Your objective - Return only the lines between the line holding "Clone this diagram in TikZ." and the line holding "(title) at (266,36)", the two boundary lines included, exactly as they appear.

Data for this task -
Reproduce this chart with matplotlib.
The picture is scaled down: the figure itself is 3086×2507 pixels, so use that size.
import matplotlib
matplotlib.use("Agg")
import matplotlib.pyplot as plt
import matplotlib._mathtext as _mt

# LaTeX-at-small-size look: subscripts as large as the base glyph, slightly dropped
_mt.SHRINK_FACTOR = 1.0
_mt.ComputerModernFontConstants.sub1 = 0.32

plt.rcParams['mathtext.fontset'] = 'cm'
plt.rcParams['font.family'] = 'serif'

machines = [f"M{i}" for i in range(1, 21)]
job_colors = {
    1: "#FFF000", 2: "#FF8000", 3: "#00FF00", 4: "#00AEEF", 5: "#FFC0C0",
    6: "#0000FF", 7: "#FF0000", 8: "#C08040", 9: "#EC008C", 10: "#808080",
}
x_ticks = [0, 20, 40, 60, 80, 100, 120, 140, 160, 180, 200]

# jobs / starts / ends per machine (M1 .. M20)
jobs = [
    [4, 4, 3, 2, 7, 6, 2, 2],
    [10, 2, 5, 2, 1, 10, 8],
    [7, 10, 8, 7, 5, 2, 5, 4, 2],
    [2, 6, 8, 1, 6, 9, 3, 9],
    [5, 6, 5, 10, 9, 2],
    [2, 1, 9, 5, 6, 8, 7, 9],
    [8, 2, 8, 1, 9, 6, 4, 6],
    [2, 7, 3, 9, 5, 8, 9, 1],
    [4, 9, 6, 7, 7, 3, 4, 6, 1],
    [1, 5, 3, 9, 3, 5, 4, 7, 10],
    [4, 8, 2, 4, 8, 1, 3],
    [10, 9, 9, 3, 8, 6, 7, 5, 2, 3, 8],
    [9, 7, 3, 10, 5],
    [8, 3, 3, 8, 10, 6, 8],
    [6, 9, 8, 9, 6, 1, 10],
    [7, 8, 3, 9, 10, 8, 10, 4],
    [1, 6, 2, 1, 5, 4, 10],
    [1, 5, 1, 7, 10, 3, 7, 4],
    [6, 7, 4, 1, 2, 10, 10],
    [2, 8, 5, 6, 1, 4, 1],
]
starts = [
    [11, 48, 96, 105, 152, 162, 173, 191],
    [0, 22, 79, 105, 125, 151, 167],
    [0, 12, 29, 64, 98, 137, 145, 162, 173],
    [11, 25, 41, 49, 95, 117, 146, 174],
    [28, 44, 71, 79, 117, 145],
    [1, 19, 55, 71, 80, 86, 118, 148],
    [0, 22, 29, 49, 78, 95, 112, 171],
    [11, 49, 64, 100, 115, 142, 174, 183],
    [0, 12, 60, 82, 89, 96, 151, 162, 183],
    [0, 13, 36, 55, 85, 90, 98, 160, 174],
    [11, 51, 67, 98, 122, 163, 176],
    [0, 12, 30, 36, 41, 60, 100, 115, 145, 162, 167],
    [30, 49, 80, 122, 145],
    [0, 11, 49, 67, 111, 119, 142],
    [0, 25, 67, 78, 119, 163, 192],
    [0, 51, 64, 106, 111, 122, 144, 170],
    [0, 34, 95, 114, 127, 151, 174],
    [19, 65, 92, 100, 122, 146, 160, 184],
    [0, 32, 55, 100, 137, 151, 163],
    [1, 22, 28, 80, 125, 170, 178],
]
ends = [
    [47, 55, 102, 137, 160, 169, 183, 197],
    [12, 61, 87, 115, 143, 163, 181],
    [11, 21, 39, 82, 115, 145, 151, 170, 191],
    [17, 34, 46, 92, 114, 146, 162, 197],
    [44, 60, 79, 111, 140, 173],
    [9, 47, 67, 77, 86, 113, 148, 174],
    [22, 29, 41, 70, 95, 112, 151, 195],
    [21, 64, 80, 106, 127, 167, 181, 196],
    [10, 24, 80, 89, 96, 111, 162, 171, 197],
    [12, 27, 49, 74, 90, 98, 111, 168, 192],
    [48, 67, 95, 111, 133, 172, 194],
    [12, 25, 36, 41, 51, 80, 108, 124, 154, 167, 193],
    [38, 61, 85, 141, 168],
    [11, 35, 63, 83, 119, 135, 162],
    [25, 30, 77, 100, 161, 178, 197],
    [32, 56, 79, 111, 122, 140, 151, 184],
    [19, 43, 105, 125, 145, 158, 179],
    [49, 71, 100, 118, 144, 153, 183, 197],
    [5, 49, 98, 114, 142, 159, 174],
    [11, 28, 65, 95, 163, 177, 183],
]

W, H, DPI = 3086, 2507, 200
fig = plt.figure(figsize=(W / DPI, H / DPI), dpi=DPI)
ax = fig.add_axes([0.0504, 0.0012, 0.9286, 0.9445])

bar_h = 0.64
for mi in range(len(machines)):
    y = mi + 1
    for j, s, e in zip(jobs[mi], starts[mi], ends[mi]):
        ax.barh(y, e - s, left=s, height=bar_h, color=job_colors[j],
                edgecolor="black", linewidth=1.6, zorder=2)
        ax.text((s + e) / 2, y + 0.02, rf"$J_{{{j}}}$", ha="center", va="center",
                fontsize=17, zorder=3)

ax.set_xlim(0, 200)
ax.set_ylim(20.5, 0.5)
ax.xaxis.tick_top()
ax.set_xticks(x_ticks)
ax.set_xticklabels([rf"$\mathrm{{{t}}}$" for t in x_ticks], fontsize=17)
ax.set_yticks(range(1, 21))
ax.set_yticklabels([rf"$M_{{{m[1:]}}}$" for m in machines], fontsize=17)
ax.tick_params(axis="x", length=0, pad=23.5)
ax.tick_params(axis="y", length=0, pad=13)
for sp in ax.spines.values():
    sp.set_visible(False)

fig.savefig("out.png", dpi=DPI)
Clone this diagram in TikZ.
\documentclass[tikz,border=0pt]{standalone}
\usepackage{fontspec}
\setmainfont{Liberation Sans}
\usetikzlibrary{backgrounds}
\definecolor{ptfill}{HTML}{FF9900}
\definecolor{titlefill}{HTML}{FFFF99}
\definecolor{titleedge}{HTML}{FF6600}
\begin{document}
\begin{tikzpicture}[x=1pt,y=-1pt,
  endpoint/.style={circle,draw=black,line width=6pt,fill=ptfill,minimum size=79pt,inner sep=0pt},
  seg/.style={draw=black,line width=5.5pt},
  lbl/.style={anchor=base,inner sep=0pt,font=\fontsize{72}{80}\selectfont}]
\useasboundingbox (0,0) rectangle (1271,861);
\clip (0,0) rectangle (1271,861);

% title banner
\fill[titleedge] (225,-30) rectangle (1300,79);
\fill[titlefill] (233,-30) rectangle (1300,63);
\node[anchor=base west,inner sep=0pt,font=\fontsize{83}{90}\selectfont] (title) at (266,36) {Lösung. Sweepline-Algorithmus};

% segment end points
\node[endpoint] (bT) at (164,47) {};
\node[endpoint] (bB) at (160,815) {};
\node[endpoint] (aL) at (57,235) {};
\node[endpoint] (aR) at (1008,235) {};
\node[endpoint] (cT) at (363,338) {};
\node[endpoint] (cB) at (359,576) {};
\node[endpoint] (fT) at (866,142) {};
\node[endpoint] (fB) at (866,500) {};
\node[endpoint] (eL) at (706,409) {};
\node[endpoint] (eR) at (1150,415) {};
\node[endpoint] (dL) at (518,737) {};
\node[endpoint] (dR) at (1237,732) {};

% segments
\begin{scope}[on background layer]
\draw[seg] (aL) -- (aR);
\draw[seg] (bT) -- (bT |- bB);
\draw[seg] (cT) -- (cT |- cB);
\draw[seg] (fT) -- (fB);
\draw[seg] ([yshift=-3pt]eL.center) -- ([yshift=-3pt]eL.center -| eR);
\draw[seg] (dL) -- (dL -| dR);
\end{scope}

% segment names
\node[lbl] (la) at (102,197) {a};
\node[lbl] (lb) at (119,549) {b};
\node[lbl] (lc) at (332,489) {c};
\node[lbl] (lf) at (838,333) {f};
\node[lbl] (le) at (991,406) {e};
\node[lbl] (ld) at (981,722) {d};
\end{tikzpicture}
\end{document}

Solved exercise -
Clone this diagram in TikZ.
\documentclass[tikz,border=0pt]{standalone}
\usepackage{fontspec}
\setmainfont{Liberation Sans}
\usetikzlibrary{backgrounds}
\definecolor{ptfill}{HTML}{FF9900}
\definecolor{titlefill}{HTML}{FFFF99}
\definecolor{titleedge}{HTML}{FF6600}
\begin{document}
\begin{tikzpicture}[x=1pt,y=-1pt,
  endpoint/.style={circle,draw=black,line width=6pt,fill=ptfill,minimum size=79pt,inner sep=0pt},
  seg/.style={draw=black,line width=5.5pt},
  lbl/.style={anchor=base,inner sep=0pt,font=\fontsize{72}{80}\selectfont}]
\useasboundingbox (0,0) rectangle (1271,861);
\clip (0,0) rectangle (1271,861);

% title banner
\fill[titleedge] (225,-30) rectangle (1300,79);
\fill[titlefill] (233,-30) rectangle (1300,63);
\node[anchor=base west,inner sep=0pt,font=\fontsize{83}{90}\selectfont] (title) at (266,36) {Lösung. Sweepline-Algorithmus};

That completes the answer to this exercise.